The BSPP researchers also said the age profile of plant pathologists in higher education is a cause for "major concern"; it is not known how many teachers in higher education will be available to teach plant pathology in 5-10 years time.

 

Professor James Brown, President of the British Society of Plant Pathology, commented on Thursday (1st November) "These job losses are severe. Britain is not producing graduates with the expertise needed to identify and control plant diseases in our farms and woodlands. One of the most worrying finding is the decline in practical training in plant pathology', Professor Brown said. 'Only one in seven universities now provide practical classes which give students hands-on experience of plant disease.

 

"The appearance of ash dieback in British woodlands should be a wake-up call to the government and industry. New diseases threaten our woodlands and our food crops. Plant pathology education in Britain needs to be revived, to reverse the decline in expertise and to give farmers and foresters better ways of controlling these diseases."

 

The plant pathology audit finds that British universities have appointed very few plant pathologists in the last 20 years.
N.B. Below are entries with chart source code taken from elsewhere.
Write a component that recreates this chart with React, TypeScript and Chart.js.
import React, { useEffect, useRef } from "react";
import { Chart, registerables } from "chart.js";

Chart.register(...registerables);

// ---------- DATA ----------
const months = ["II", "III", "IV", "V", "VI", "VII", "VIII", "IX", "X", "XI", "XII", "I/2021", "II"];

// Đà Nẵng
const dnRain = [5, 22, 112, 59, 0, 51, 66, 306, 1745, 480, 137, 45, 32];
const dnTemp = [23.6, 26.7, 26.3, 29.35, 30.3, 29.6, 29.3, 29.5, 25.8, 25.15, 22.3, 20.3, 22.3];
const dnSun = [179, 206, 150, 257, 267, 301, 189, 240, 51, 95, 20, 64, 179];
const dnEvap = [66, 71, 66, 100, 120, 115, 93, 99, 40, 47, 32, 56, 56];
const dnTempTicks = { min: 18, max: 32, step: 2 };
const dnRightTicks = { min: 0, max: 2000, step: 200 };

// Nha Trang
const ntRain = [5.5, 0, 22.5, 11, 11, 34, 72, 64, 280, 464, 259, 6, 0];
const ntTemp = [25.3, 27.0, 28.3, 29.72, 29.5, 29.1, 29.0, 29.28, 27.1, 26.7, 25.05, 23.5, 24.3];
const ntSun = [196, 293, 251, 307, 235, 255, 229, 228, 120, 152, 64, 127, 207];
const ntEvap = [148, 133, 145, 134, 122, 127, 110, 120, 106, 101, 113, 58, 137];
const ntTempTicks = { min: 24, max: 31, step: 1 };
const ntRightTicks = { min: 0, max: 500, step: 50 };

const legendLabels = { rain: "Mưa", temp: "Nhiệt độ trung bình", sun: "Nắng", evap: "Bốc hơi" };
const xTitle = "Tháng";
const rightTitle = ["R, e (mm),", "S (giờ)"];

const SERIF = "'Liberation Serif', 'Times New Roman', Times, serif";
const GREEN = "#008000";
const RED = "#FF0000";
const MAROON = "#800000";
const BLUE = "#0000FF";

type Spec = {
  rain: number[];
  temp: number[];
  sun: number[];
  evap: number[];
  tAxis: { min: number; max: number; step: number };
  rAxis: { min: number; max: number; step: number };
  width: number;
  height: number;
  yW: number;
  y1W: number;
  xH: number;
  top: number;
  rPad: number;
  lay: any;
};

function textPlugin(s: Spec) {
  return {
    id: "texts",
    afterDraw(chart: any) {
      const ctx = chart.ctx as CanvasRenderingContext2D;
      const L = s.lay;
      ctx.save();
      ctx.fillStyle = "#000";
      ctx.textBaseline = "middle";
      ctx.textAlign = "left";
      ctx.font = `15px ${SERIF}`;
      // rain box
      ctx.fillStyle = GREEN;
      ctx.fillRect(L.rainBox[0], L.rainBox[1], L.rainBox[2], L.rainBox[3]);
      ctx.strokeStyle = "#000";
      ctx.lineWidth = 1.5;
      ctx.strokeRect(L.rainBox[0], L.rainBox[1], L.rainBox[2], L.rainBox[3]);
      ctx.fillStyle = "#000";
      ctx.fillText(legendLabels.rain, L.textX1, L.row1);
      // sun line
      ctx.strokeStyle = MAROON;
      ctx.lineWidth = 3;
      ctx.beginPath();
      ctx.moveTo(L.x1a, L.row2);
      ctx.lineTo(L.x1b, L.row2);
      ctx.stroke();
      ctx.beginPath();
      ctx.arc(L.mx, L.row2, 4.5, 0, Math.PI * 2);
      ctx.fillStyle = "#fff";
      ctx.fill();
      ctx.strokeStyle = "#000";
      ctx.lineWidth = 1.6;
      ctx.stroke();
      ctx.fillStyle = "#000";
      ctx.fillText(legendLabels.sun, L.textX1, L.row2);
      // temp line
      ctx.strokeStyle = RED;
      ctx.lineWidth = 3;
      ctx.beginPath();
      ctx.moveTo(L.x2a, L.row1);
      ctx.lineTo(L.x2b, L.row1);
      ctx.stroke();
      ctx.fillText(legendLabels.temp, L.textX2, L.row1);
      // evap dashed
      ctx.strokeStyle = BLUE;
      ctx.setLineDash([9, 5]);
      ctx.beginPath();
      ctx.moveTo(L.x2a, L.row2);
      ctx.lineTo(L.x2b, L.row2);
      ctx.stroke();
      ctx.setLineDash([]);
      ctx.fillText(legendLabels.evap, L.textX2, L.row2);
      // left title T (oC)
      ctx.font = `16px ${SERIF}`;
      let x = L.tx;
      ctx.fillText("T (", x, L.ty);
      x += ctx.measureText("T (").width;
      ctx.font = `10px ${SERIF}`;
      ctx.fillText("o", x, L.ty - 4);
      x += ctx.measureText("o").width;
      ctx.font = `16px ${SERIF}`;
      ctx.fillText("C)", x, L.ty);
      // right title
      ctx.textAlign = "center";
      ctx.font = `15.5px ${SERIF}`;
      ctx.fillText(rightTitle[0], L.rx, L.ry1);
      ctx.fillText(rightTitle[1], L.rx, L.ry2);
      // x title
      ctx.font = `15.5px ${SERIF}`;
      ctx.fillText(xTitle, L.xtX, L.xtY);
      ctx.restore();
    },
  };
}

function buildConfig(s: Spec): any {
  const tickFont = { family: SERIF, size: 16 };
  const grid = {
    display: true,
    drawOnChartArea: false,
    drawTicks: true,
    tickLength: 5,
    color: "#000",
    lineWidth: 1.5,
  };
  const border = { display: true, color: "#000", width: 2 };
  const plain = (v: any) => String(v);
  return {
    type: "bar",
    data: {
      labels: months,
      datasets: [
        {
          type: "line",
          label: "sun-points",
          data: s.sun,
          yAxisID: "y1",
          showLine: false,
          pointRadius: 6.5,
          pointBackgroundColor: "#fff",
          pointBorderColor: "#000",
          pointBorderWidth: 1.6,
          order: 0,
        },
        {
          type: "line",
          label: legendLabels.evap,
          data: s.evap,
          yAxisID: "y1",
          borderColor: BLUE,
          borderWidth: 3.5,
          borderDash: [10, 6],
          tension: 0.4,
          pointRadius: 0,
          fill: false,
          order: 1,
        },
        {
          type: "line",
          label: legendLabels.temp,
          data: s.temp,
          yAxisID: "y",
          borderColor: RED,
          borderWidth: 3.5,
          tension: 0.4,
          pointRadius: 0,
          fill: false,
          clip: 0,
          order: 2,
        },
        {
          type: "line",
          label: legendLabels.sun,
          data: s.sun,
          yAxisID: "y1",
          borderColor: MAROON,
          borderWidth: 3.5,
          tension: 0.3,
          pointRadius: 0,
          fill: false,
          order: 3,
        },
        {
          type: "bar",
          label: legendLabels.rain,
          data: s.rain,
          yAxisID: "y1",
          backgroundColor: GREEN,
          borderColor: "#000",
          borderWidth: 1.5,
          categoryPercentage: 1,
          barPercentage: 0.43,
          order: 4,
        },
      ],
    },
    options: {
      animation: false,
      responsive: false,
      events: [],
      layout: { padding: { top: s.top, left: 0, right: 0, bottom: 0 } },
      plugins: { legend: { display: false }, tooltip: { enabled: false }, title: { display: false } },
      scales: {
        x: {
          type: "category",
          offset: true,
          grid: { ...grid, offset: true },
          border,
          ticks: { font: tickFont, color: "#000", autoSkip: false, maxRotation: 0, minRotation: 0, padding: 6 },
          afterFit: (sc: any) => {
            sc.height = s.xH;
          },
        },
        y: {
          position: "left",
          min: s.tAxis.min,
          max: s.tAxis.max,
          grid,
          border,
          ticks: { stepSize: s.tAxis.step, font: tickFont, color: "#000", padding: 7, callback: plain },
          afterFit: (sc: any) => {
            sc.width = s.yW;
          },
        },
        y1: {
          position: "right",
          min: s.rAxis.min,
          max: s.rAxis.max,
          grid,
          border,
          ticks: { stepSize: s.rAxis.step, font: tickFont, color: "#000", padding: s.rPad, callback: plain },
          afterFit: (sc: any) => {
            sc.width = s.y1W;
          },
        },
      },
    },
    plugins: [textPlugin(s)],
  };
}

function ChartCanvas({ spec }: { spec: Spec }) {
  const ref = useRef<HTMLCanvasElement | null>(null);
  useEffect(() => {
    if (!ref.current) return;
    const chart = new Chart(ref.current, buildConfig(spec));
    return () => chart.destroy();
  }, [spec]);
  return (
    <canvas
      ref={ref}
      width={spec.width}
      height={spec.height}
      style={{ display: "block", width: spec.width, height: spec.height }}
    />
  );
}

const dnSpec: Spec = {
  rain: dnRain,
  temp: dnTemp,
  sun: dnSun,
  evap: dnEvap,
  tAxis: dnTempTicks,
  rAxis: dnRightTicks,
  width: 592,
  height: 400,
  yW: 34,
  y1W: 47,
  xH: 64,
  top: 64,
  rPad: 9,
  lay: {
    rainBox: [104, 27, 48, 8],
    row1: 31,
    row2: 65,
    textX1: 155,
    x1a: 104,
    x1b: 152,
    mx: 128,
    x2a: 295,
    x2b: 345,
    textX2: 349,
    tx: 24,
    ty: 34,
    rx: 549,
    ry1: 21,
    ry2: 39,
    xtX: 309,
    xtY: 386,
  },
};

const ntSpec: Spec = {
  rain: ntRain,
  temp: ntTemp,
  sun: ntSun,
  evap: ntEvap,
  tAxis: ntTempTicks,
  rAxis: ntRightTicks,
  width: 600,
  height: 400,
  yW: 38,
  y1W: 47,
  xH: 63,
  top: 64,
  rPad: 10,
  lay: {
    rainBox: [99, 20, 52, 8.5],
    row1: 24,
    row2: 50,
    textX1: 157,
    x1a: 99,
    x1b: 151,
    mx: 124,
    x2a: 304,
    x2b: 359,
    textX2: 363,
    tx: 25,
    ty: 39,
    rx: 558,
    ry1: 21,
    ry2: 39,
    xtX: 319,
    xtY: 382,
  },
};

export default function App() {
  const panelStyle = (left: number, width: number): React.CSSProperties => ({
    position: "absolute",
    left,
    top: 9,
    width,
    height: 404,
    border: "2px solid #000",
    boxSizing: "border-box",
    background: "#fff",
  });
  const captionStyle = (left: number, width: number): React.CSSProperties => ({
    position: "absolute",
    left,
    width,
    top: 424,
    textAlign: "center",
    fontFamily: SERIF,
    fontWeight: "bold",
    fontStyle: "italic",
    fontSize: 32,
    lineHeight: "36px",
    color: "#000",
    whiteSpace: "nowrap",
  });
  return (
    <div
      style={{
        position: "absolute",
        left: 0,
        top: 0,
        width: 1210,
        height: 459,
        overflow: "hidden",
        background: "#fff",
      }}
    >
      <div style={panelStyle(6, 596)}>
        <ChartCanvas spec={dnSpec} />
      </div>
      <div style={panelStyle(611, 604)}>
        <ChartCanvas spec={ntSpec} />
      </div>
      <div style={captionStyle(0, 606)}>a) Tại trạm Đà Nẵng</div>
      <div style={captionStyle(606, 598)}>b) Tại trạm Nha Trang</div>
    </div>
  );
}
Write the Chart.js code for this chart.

Many of those who remain are aged over 50. The report attributes the loss of expertise to a shift towards subjects which bring more short-term income into universities.

 

The report says the position has worsened recently. There has been a long-term decline in plant pathology in many universities but there are now concerns about the long-term viability of the subject in Britain because of the loss of large numbers of plant pathology lecturers at Warwick University and Imperial College, London.

 

Professor Michael Shaw, from the University of Reading’s School of Agriculture, Policy and Development and President-elect of the BSPP, said, "As globalisation and changes in the climate alter the range of diseases attacking our food crops and our countryside, we must educate specialists who can react to the unexpected and we must not wait until we have lost existing expertise completely. It takes experience and time to become competent."

 

Professor Murray Grant, a plant pathologist at Exeter University and a member of the Board of the BSPP, commented, "This audit shows the situation is much worse than we imagined. Our world-class research base in plant pathology is threatened. Plant pathology expertise is needed to counter current and emerging threats to the British landscape."

 

The audit’s findings will make for uncomfortable reading at a time when concern over Chalara ash dieback, a highly aggressive disease, is affecting trees in the UK and the government response to the disease’s spread has been criticised as too slow. Charala ash dieback has been spreading rapidly across Europe in recent years; it has been especially destructive in Denmark, where up to 90 percent of ash trees may be diseased.

 

The disease appeared in the Britain this year and, although a ban on ash imports has been announced, it came too late, as the fungal disease was discovered in natural woodland across England and Ireland in October 2012.

 

Professor Brown added, "All areas of plant pathology in Britain are under strain. We are especially worried that there are now very few UK experts left in diseases of trees and vegetables."